Given task: Omit pictures and quote the listing below line by line, from its start through the line that holds "t.textContent=yTickLabels[i];".

Material:
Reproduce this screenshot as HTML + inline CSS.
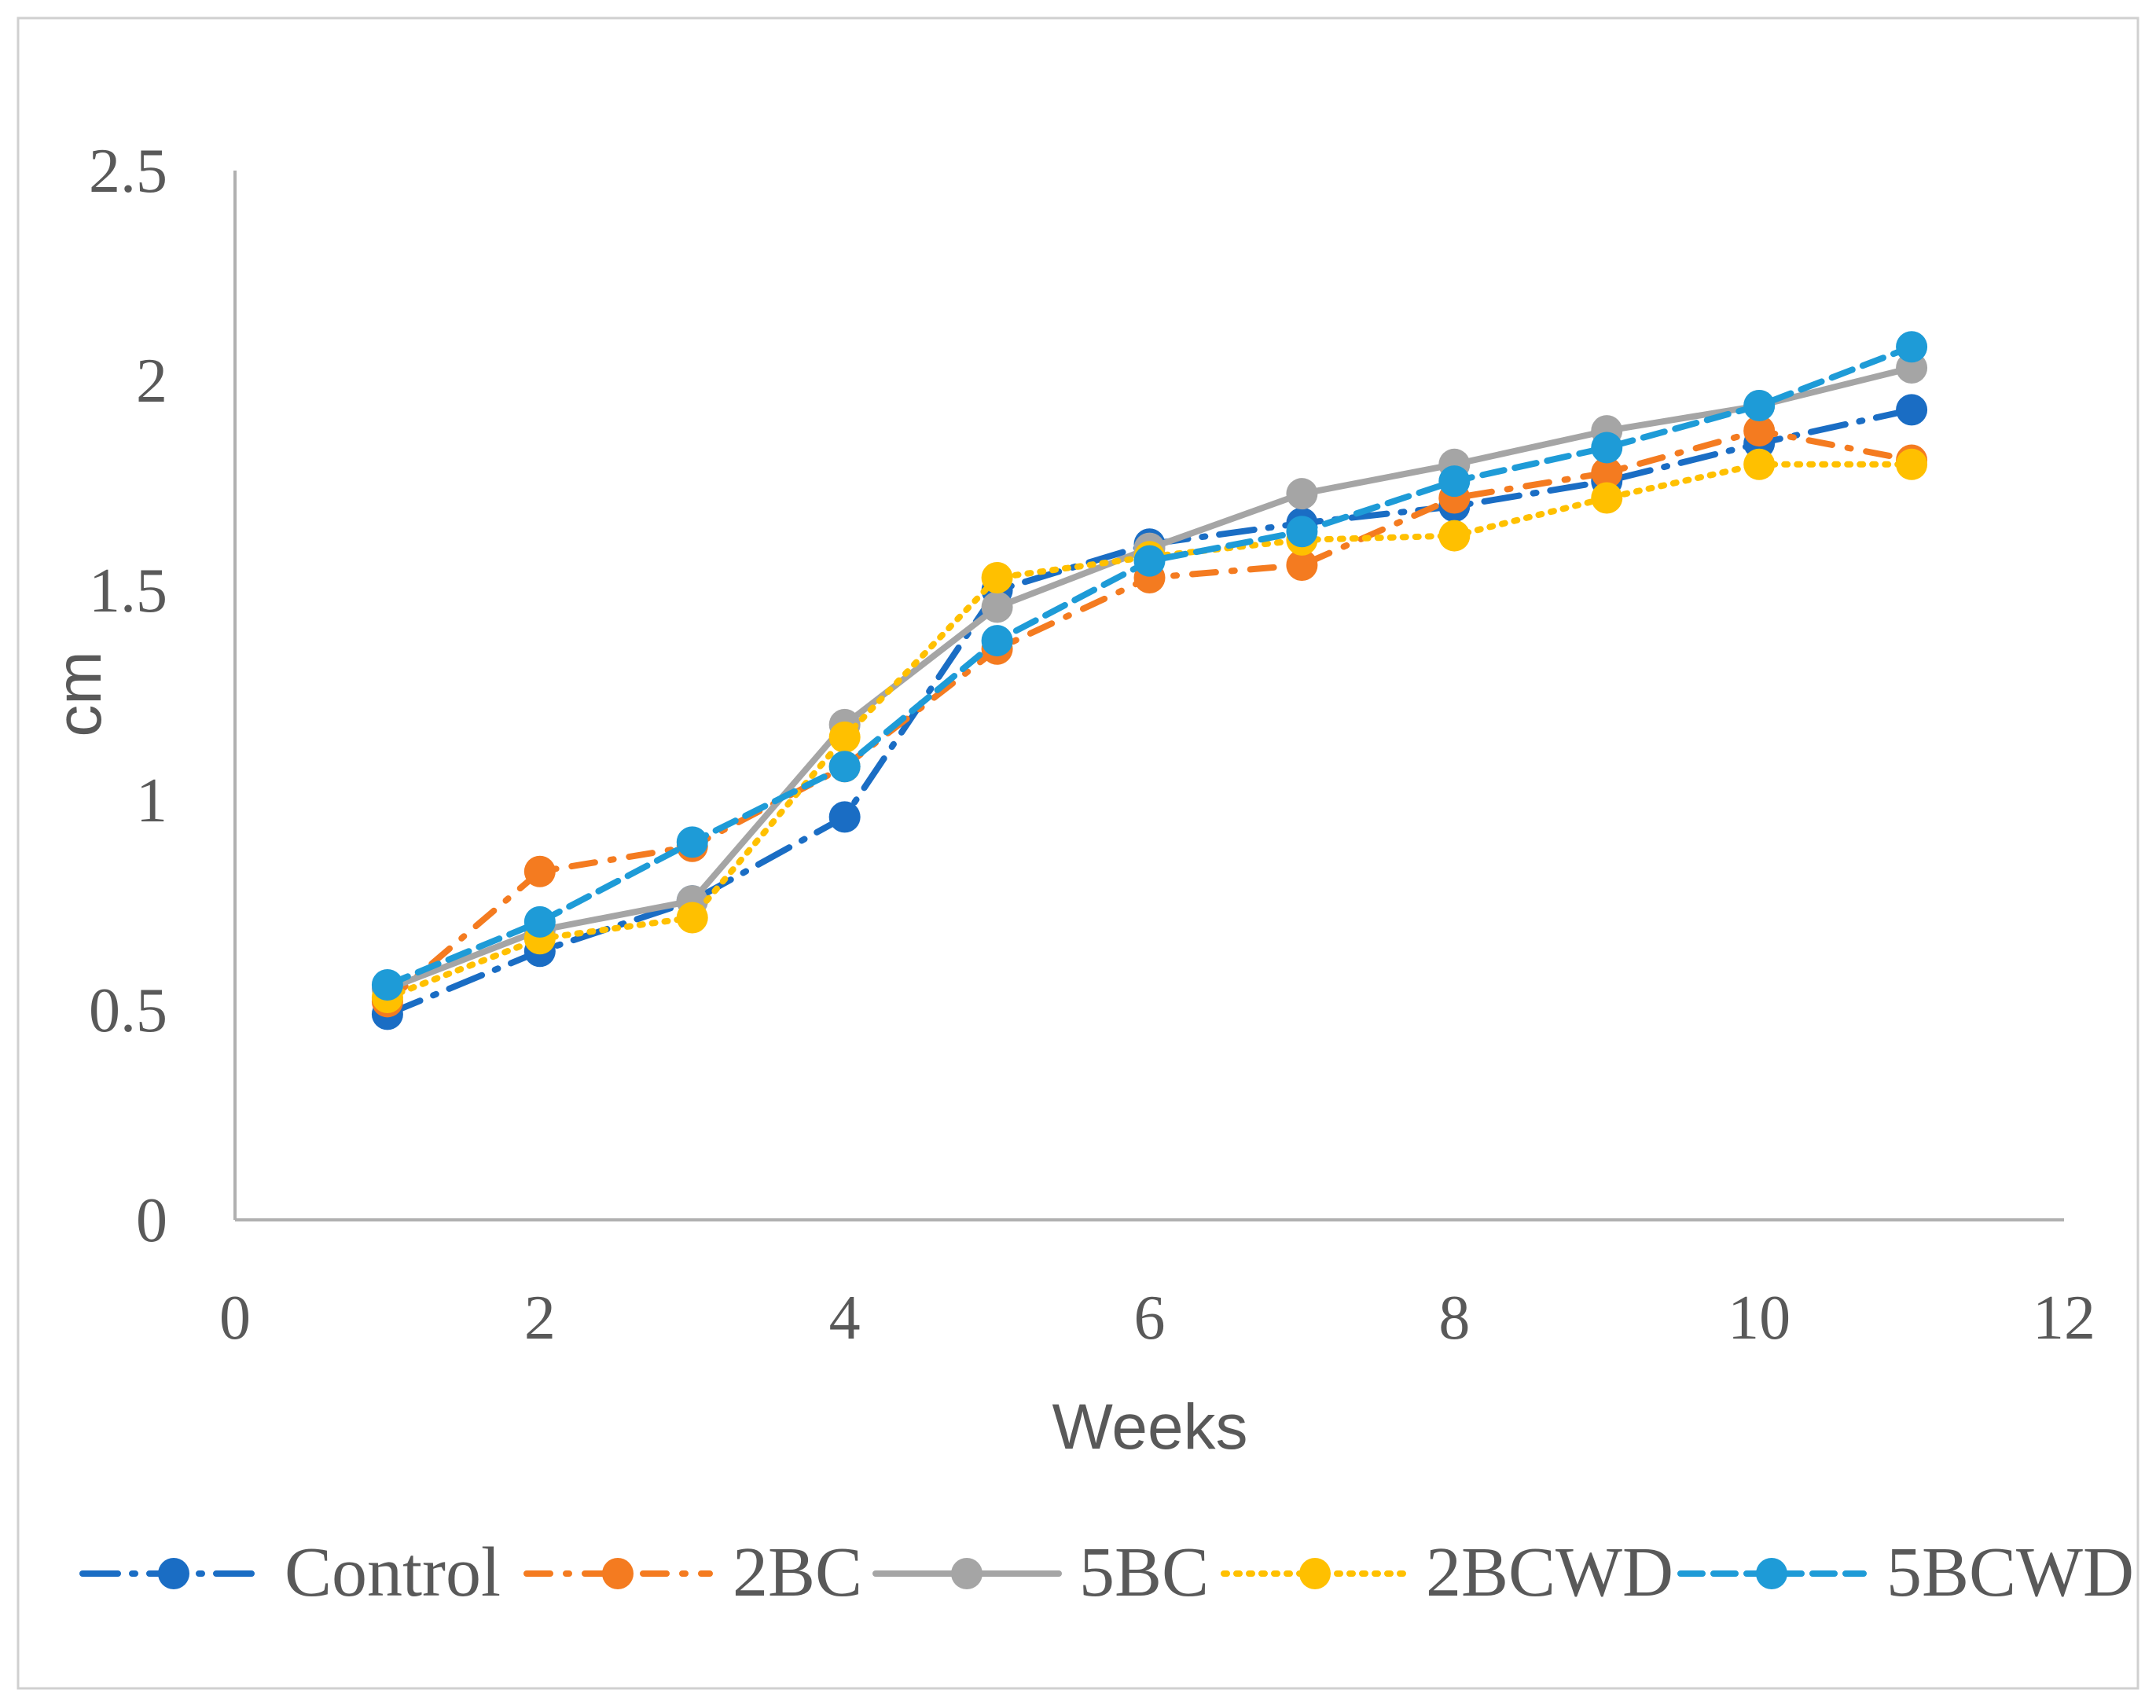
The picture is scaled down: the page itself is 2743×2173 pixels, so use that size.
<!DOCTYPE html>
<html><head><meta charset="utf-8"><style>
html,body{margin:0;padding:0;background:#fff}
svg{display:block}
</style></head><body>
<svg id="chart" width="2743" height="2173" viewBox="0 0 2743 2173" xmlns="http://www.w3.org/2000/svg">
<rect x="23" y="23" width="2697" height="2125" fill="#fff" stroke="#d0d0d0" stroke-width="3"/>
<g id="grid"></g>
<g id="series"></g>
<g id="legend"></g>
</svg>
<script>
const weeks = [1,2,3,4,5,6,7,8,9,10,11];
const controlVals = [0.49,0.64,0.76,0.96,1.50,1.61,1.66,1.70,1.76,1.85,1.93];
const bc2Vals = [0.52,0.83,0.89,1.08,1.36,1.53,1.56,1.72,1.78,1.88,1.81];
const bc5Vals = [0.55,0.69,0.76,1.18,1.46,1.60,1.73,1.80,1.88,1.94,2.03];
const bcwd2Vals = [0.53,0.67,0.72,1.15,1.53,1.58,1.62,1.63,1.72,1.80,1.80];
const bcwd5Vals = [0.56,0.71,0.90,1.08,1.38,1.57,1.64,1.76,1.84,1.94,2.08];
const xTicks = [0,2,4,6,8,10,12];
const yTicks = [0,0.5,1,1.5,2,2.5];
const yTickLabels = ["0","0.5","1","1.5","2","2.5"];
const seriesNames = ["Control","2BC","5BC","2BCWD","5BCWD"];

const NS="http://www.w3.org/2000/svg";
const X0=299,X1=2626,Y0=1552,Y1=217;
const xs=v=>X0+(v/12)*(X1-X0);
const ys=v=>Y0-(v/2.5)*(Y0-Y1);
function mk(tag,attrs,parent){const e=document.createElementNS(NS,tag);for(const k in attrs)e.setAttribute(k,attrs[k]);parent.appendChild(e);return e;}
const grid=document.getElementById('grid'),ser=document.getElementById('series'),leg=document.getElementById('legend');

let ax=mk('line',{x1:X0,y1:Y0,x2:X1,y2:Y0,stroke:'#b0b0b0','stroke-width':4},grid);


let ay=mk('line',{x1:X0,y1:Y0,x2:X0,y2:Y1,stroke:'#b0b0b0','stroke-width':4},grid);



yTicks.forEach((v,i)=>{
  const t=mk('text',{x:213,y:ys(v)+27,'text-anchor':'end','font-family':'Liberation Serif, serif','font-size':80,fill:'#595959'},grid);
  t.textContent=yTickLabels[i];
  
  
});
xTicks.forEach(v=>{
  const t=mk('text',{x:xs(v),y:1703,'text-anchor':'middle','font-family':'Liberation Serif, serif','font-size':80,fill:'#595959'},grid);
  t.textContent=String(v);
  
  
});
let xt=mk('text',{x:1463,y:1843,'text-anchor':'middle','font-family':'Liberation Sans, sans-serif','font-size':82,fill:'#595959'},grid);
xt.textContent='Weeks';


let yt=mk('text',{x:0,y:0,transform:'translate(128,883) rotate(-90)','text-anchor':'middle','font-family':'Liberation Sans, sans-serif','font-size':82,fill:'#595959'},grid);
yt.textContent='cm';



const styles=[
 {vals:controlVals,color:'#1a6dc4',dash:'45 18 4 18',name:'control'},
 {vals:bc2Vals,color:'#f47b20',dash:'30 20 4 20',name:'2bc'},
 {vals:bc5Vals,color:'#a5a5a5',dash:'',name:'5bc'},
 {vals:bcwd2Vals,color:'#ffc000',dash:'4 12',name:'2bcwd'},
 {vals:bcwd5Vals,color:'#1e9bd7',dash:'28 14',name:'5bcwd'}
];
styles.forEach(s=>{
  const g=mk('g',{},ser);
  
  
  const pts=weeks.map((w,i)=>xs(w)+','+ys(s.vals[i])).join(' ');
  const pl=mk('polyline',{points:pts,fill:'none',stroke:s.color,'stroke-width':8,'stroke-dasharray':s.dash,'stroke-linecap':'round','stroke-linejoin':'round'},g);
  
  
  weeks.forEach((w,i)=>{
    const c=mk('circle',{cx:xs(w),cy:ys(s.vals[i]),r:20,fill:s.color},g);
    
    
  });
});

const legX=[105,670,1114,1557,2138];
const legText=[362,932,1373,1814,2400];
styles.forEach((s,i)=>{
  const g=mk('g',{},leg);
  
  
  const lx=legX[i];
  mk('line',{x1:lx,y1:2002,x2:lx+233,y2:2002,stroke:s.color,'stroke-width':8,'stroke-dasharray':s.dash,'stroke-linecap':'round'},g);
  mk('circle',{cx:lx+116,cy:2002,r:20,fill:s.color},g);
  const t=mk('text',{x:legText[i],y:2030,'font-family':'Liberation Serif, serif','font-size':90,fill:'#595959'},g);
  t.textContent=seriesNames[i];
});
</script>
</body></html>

Written reply:
Reproduce this screenshot as HTML + inline CSS.
The picture is scaled down: the page itself is 2743×2173 pixels, so use that size.
<!DOCTYPE html>
<html><head><meta charset="utf-8"><style>
html,body{margin:0;padding:0;background:#fff}
svg{display:block}
</style></head><body>
<svg id="chart" width="2743" height="2173" viewBox="0 0 2743 2173" xmlns="http://www.w3.org/2000/svg">
<rect x="23" y="23" width="2697" height="2125" fill="#fff" stroke="#d0d0d0" stroke-width="3"/>
<g id="grid"></g>
<g id="series"></g>
<g id="legend"></g>
</svg>
<script>
const weeks = [1,2,3,4,5,6,7,8,9,10,11];
const controlVals = [0.49,0.64,0.76,0.96,1.50,1.61,1.66,1.70,1.76,1.85,1.93];
const bc2Vals = [0.52,0.83,0.89,1.08,1.36,1.53,1.56,1.72,1.78,1.88,1.81];
const bc5Vals = [0.55,0.69,0.76,1.18,1.46,1.60,1.73,1.80,1.88,1.94,2.03];
const bcwd2Vals = [0.53,0.67,0.72,1.15,1.53,1.58,1.62,1.63,1.72,1.80,1.80];
const bcwd5Vals = [0.56,0.71,0.90,1.08,1.38,1.57,1.64,1.76,1.84,1.94,2.08];
const xTicks = [0,2,4,6,8,10,12];
const yTicks = [0,0.5,1,1.5,2,2.5];
const yTickLabels = ["0","0.5","1","1.5","2","2.5"];
const seriesNames = ["Control","2BC","5BC","2BCWD","5BCWD"];

const NS="http://www.w3.org/2000/svg";
const X0=299,X1=2626,Y0=1552,Y1=217;
const xs=v=>X0+(v/12)*(X1-X0);
const ys=v=>Y0-(v/2.5)*(Y0-Y1);
function mk(tag,attrs,parent){const e=document.createElementNS(NS,tag);for(const k in attrs)e.setAttribute(k,attrs[k]);parent.appendChild(e);return e;}
const grid=document.getElementById('grid'),ser=document.getElementById('series'),leg=document.getElementById('legend');

let ax=mk('line',{x1:X0,y1:Y0,x2:X1,y2:Y0,stroke:'#b0b0b0','stroke-width':4},grid);


let ay=mk('line',{x1:X0,y1:Y0,x2:X0,y2:Y1,stroke:'#b0b0b0','stroke-width':4},grid);



yTicks.forEach((v,i)=>{
  const t=mk('text',{x:213,y:ys(v)+27,'text-anchor':'end','font-family':'Liberation Serif, serif','font-size':80,fill:'#595959'},grid);
  t.textContent=yTickLabels[i];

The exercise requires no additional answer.